Здесь повсюду можно проследить процесс вытеснения. Мантсы, живущие в Сечуане вблизи Нган-Шуна, вытеснены лишь лет 20 тому назад из многих долин на самые высокие места гор, где деревни их лепятся между скалами, как орлиные гнёзда. Гораздо ниже мы находим многочисленные развалины новейшего происхождения и в непосредственной близости их китайскую деревню — красноречивый знак вытеснения. Но когда в Южном Китае, вследствие восстаний 50-х и 60-х годов, города превратились в деревни, миаотсы спустились со своих гор и мирно жили среди развалин на своих прежних местах. Смешение с китайцами есть также молчаливое условие, дающее возможность туземцам остаться в старых местах обитания, но оно происходит лишь медленно. Такое смешение представляют конгкиатсы близ Нган-Шуна, но они, так же как и мантсы, далеко держатся от китайцев. Тем не менее, с течением времени происходило, без сомнения, достаточно смешений; история [686] Китая, исполненная волнений, разбрасывала эти народы и их победителей, перемешивая их друг с другом, по всем направлениям. В Маньчжурии и теперь ещё можно узнать потомков переселённых из Юннана бунтовщиков: отсюда происходят «магометанские маньчжуры». Многое, что само по себе не имеет большого значения — дикий взгляд обитателей Куейчоу, который Маргари встречал у формозцев, демократическое настроение Сечуана, непокорность жителей Юннана, раздробленных на многочисленные кланы, даже яркие цвета в костюмах Юннана показывают влияние, какому подвергался китайский элемент, столь разнообразный в других местах. На самом деле там, где чуждые элементы давно уже поглощены, легенды сохранили воспоминания о диких народах, обитавших некогда в лесах и горах.

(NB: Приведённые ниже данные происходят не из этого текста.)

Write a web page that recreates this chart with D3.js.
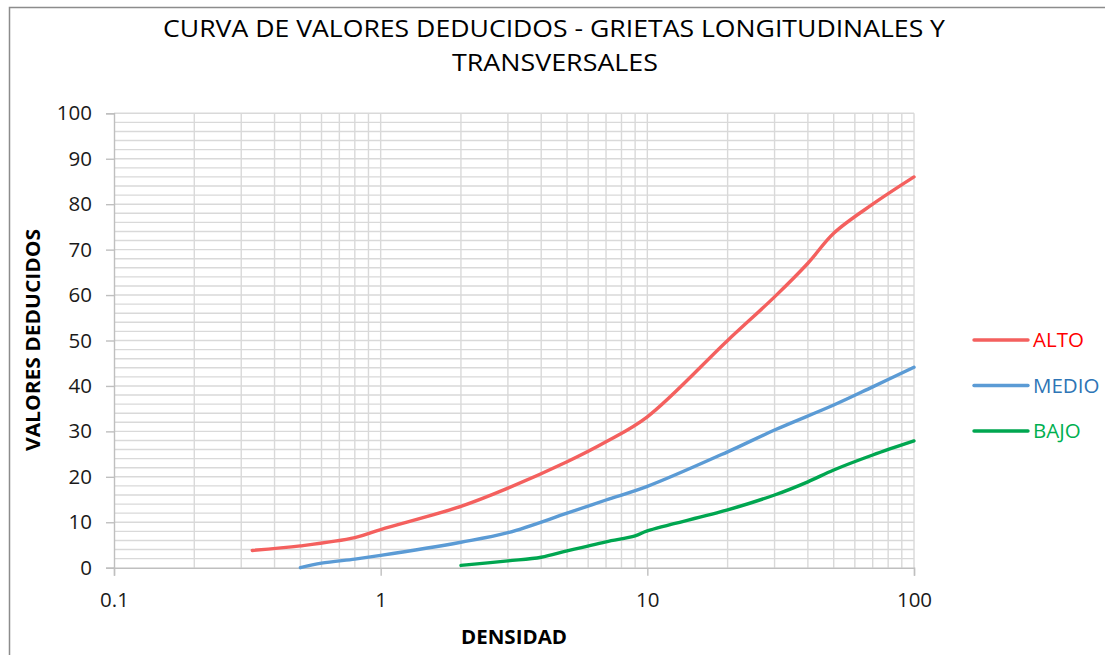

Сочетание первобытных нравов представляет семейная жизнь племён Восточных Гималаев. Общение обоих полов до брака вполне свободно. Брак определяется свободным выбором, который у гаров исходит, по-видимому, от девушки, и заключение брака сопровождается принесением в жертву курицы жрецом и празднеством. Зажиточные люди живут в полигамии. Относительно аков известно, что у них делаются подарки родителям невесты. Нарушение супружеской верности строго наказывается. У аков наследуют сыновья, которые должны содержать женскую половину семьи; у гаров, напротив, господствует ясно выраженное право наследования по женской линии. И у кхассиев муж вступает в дом и род своей жены, к которому принадлежат все дети без исключения. Если брак сопровождается рождением детей, то первенца формально дарят родителям мужа, а второго ребёнка — родителям жены. Муж должен лет семь, а иногда и до десяти, прожить в доме своего тестя; по истечении этого времени ему предоставляется, если он захочет, вернуться в дом своего отца. Положение женщин есть положение усердных работниц в доме и в поле. И у «диких» Куангтунга юноши и девушки знакомятся без всяких посредников, в особенности на ярмарках, устраиваемых в новый год на дворах храмов, как в Тибете.

Наги, мелкие племена которых считаются сотнями, могут служить типом политической раздробленности. Маленькое племя миджиев распадается на десять отделов, со столькими же начальниками. Война, в особенности ради кровавой мести, составляет обыденное событие. Символом объявления её у нагов служат ружейная пуля (в прежнее время — наконечник копья), обугленный кусок дерева и испанский перец: это означает главное оружие, пожар, страдание и раскаяние, и не посылается непосредственно, а передаётся из одной деревни в другую (ср. т. I, стр. 434). В Сечуане насчитывают восемнадцать племён миаотсов и столько же племён мантсов от Юннана до крайнего севера Сечуана. Все они находятся под властью собственных правителей или правительниц, получающих доходы в виде работы и полевых плодов. С миниатюрным правителем Киангхунга, зависящим от Китая и Бирмы, находятся в союзе ещё двенадцать мелких шанских государств. Такое раздробление может оказывать лишь местное политическое влияние, вроде преграждения горного прохода и т. п. Оно сделалось необходимым вследствие пагубной охоты за невольниками, а у нагов — вследствие человеческих жертв, что устраняло возможность всякого доверия, и далее, вследствие поощрения соседними державами, в особенности Китаем. Всё ещё многочисленное первичное население округа Линшана, в провинции Куангтунг, прежде имело даже республиканское правление. Каждые сто человек составляли сотню с избранным начальником, и все сотники повиновались начальнику племени. Другие куангтунские племена подчинялись всегда местным чиновникам, утверждавшимся императором.